## MATERIAL FOR THE TASK
========================
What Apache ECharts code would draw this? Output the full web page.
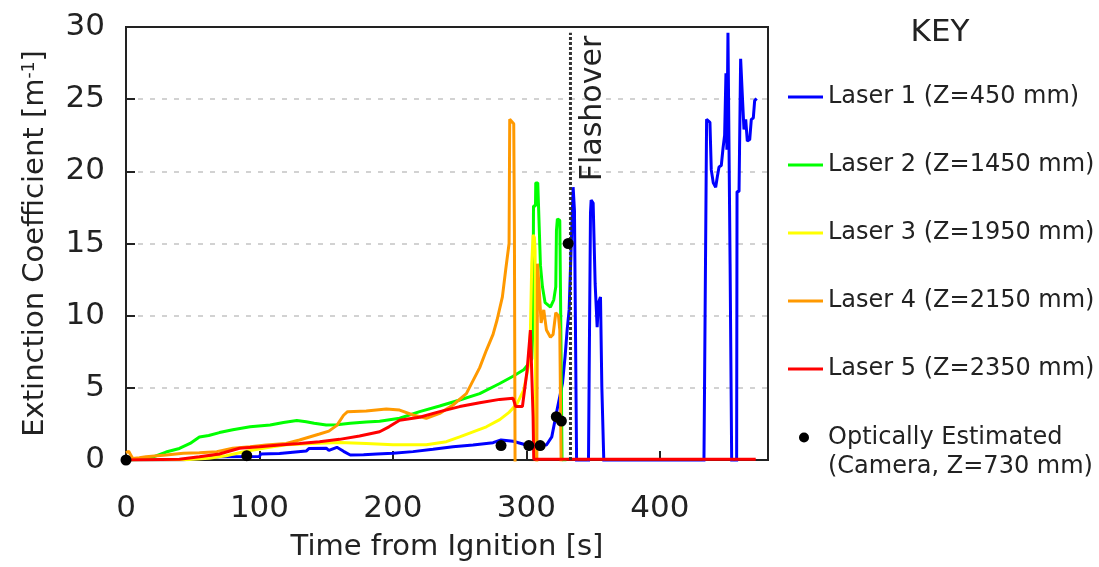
========================
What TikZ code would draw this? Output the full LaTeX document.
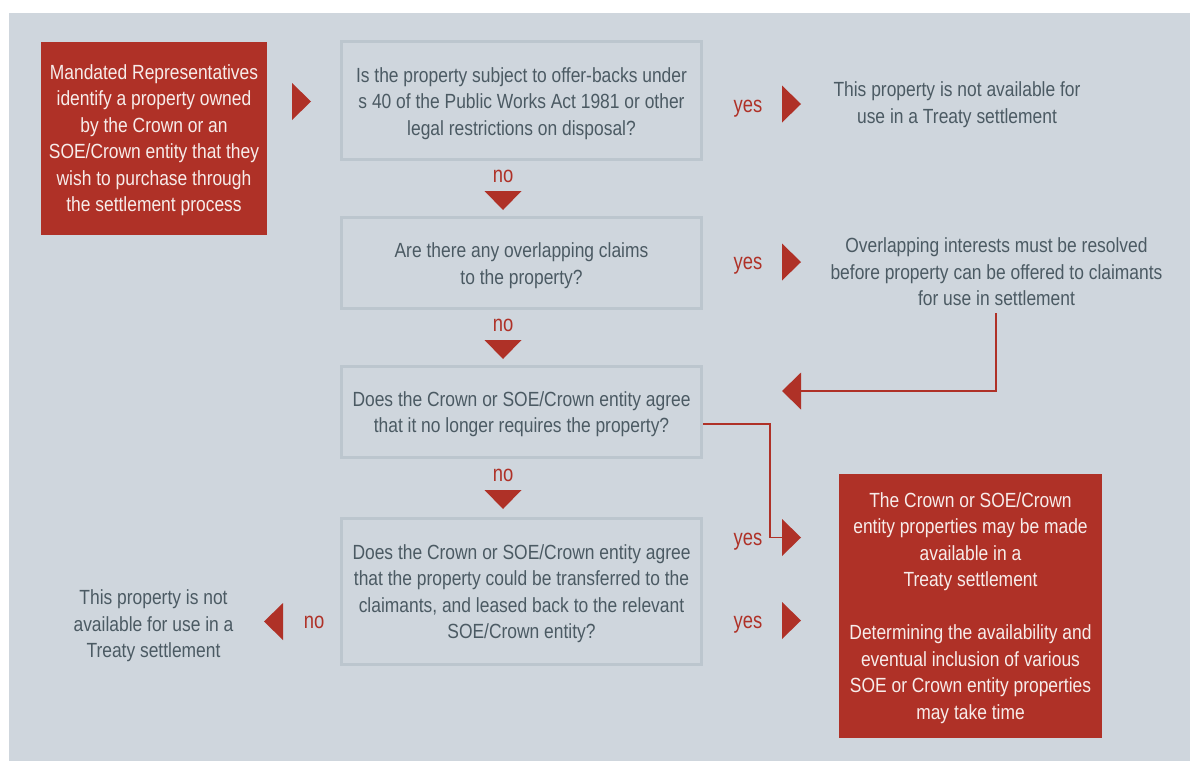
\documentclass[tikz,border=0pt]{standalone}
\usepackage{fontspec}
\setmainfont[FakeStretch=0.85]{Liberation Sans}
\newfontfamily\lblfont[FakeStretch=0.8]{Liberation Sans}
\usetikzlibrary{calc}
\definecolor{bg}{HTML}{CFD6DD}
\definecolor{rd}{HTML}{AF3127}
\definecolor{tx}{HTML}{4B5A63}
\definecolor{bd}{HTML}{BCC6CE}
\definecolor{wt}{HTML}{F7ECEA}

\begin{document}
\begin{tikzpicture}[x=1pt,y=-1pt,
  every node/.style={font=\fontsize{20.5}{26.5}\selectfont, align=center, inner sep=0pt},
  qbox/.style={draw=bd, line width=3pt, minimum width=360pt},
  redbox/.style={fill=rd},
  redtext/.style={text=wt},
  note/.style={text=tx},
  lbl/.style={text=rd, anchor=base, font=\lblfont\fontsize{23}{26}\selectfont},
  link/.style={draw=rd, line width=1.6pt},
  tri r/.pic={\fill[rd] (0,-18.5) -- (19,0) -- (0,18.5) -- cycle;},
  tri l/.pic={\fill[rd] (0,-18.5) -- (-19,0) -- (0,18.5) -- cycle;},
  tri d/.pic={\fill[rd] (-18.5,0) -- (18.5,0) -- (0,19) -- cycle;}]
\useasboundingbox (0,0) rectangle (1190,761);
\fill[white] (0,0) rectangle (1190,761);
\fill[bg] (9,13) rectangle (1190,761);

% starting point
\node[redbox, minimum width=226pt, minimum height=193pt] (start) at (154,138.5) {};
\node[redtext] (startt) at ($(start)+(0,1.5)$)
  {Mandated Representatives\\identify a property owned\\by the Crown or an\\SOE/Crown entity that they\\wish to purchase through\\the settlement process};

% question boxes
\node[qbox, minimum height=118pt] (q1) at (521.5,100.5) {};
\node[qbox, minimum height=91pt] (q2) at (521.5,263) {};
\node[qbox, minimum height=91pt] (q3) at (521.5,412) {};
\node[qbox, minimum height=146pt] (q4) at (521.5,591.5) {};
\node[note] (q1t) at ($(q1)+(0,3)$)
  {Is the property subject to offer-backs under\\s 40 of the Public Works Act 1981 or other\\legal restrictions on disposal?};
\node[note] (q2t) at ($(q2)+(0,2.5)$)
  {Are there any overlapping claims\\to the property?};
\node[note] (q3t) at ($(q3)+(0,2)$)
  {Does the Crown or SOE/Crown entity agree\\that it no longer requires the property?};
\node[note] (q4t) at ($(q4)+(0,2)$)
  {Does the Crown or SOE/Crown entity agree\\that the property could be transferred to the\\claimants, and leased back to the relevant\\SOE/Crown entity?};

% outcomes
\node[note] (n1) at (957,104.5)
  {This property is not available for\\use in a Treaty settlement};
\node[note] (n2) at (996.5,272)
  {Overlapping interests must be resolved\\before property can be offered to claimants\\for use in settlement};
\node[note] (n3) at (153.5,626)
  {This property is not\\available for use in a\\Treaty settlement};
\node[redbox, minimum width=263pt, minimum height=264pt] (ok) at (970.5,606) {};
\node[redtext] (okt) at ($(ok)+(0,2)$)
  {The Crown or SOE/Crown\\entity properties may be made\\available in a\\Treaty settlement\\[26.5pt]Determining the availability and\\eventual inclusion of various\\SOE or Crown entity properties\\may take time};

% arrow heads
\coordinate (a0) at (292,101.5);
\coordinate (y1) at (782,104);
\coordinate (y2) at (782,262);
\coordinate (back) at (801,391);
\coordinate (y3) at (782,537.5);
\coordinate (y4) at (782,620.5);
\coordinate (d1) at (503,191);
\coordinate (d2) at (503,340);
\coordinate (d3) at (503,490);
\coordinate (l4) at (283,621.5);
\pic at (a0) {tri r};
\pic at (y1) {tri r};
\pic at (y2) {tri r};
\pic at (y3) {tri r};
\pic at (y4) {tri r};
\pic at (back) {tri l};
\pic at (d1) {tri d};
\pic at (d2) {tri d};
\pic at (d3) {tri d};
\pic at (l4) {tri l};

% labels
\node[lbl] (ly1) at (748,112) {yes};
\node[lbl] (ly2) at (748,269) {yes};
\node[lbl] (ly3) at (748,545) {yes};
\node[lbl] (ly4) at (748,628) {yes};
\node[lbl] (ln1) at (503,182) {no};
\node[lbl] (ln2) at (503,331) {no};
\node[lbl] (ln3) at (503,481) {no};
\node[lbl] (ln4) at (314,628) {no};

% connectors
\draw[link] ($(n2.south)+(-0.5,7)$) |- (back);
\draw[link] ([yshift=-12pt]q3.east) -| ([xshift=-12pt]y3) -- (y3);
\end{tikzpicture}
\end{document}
========================
## EXERCISE PROMPT
Using the entries above, write out exactly the lines from the one with "What TikZ code" through the one with "(9,13) rectangle (1190,761);", ends included. Leave out any pictures.

## THE OUTPUT
What TikZ code would draw this? Output the full LaTeX document.
\documentclass[tikz,border=0pt]{standalone}
\usepackage{fontspec}
\setmainfont[FakeStretch=0.85]{Liberation Sans}
\newfontfamily\lblfont[FakeStretch=0.8]{Liberation Sans}
\usetikzlibrary{calc}
\definecolor{bg}{HTML}{CFD6DD}
\definecolor{rd}{HTML}{AF3127}
\definecolor{tx}{HTML}{4B5A63}
\definecolor{bd}{HTML}{BCC6CE}
\definecolor{wt}{HTML}{F7ECEA}

\begin{document}
\begin{tikzpicture}[x=1pt,y=-1pt,
  every node/.style={font=\fontsize{20.5}{26.5}\selectfont, align=center, inner sep=0pt},
  qbox/.style={draw=bd, line width=3pt, minimum width=360pt},
  redbox/.style={fill=rd},
  redtext/.style={text=wt},
  note/.style={text=tx},
  lbl/.style={text=rd, anchor=base, font=\lblfont\fontsize{23}{26}\selectfont},
  link/.style={draw=rd, line width=1.6pt},
  tri r/.pic={\fill[rd] (0,-18.5) -- (19,0) -- (0,18.5) -- cycle;},
  tri l/.pic={\fill[rd] (0,-18.5) -- (-19,0) -- (0,18.5) -- cycle;},
  tri d/.pic={\fill[rd] (-18.5,0) -- (18.5,0) -- (0,19) -- cycle;}]
\useasboundingbox (0,0) rectangle (1190,761);
\fill[white] (0,0) rectangle (1190,761);
\fill[bg] (9,13) rectangle (1190,761);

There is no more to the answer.